• **Extracted material**
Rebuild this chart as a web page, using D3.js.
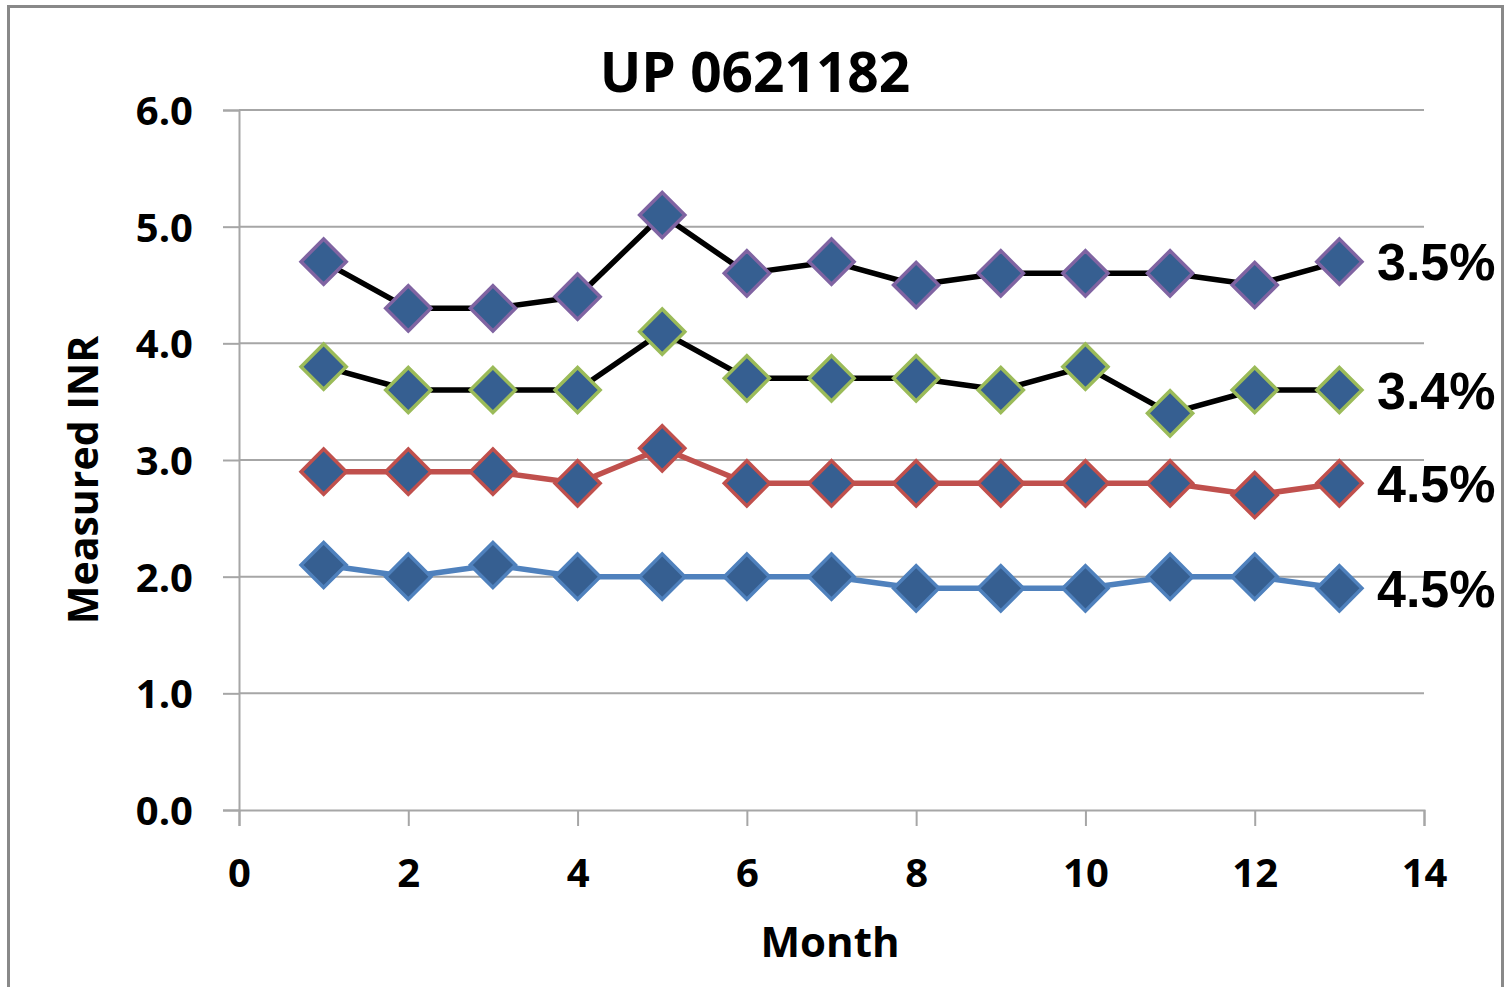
--
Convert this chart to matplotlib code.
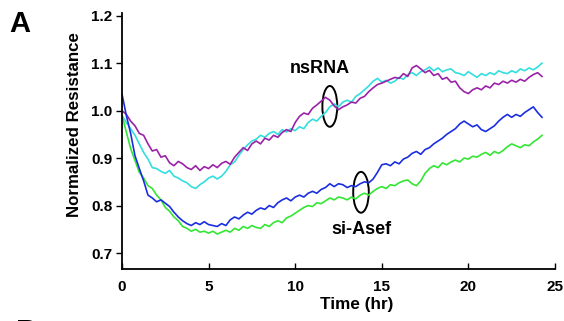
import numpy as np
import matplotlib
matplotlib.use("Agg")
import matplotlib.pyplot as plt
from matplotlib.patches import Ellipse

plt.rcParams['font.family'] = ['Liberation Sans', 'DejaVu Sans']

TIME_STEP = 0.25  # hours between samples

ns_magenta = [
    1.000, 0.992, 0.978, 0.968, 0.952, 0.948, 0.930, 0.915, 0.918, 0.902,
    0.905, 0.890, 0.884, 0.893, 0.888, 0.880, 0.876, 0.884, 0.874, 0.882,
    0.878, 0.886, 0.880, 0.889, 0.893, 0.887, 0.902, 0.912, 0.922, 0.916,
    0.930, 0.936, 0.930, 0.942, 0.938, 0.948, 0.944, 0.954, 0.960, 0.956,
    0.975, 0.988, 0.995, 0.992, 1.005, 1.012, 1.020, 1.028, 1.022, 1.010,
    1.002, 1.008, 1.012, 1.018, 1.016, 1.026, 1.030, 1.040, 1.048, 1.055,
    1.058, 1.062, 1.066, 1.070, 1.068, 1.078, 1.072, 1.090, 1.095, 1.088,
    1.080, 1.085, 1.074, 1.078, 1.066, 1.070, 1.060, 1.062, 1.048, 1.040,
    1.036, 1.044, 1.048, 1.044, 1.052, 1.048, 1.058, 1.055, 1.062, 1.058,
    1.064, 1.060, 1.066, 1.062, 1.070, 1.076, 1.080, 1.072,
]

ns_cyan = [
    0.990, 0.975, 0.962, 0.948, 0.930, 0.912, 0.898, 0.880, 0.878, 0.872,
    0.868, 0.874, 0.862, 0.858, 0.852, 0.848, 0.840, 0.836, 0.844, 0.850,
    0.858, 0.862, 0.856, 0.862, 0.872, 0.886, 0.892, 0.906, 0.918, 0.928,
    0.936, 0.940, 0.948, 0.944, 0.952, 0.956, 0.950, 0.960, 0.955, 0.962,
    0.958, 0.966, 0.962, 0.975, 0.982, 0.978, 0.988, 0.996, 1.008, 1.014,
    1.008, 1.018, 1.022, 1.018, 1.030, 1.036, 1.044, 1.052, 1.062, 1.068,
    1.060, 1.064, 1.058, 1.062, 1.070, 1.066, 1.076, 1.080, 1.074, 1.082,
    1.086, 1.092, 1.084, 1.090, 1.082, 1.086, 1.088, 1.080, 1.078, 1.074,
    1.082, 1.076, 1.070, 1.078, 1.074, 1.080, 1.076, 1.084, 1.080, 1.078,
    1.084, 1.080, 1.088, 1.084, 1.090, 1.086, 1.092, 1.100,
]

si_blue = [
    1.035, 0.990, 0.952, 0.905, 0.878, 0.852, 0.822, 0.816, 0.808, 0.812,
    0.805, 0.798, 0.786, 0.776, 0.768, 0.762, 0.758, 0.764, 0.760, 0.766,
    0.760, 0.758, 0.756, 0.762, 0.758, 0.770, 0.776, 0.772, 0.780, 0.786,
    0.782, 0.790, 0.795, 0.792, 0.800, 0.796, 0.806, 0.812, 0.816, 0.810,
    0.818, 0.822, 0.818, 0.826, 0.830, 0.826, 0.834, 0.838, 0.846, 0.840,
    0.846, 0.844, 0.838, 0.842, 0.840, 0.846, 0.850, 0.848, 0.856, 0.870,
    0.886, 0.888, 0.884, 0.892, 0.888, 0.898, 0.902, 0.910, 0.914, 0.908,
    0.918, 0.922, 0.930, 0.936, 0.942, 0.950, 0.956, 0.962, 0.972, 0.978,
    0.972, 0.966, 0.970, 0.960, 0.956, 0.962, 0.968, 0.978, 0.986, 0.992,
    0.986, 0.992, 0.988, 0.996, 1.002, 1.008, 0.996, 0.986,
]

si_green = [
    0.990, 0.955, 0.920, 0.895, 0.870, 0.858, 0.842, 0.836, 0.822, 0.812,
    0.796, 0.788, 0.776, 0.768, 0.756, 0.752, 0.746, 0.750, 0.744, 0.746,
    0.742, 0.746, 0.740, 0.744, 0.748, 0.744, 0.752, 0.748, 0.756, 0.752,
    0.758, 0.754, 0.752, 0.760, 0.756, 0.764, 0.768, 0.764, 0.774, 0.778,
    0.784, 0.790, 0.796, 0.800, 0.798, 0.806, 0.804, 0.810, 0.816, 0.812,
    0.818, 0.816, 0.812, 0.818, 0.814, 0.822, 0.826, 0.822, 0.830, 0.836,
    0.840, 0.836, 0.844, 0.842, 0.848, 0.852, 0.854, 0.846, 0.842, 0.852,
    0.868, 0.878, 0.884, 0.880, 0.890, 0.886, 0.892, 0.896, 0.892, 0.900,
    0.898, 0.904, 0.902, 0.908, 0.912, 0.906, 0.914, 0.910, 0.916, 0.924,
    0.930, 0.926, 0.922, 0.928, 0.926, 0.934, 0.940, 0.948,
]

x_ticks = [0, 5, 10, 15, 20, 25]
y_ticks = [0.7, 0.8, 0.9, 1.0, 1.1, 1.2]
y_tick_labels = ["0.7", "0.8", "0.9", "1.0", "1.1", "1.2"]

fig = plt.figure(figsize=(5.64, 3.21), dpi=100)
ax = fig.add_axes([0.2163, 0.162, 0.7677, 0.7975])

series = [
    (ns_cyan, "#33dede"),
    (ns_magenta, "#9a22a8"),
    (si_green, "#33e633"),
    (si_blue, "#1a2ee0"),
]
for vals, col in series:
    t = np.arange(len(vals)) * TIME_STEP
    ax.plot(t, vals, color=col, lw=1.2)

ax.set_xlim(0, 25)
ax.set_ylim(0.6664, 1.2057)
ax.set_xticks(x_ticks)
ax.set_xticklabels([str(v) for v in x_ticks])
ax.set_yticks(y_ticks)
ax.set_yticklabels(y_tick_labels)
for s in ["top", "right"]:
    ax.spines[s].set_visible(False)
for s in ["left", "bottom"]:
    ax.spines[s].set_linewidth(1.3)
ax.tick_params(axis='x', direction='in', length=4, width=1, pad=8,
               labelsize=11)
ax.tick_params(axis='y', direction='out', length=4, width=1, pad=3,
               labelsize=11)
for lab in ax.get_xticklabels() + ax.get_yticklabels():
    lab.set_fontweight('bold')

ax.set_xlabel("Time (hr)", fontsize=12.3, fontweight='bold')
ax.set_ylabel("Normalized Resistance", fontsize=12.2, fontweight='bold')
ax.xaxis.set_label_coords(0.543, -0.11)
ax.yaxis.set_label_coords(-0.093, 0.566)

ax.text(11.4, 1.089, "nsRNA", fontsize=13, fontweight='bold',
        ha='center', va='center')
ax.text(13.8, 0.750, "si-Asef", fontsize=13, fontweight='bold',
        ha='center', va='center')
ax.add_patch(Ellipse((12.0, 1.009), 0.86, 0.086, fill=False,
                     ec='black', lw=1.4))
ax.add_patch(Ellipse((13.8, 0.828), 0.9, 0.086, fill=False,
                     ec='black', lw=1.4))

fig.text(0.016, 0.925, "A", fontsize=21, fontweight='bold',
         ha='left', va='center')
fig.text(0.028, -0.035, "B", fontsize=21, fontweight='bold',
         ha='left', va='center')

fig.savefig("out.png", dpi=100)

• **Requirements**
From the line containing "Convert this chart to matplotlib code." to the line containing "TIME_STEP = 0.25", both lines included, give the text again exactly, without any pictures.

• **Answer**
Convert this chart to matplotlib code.
import numpy as np
import matplotlib
matplotlib.use("Agg")
import matplotlib.pyplot as plt
from matplotlib.patches import Ellipse

plt.rcParams['font.family'] = ['Liberation Sans', 'DejaVu Sans']

TIME_STEP = 0.25  # hours between samples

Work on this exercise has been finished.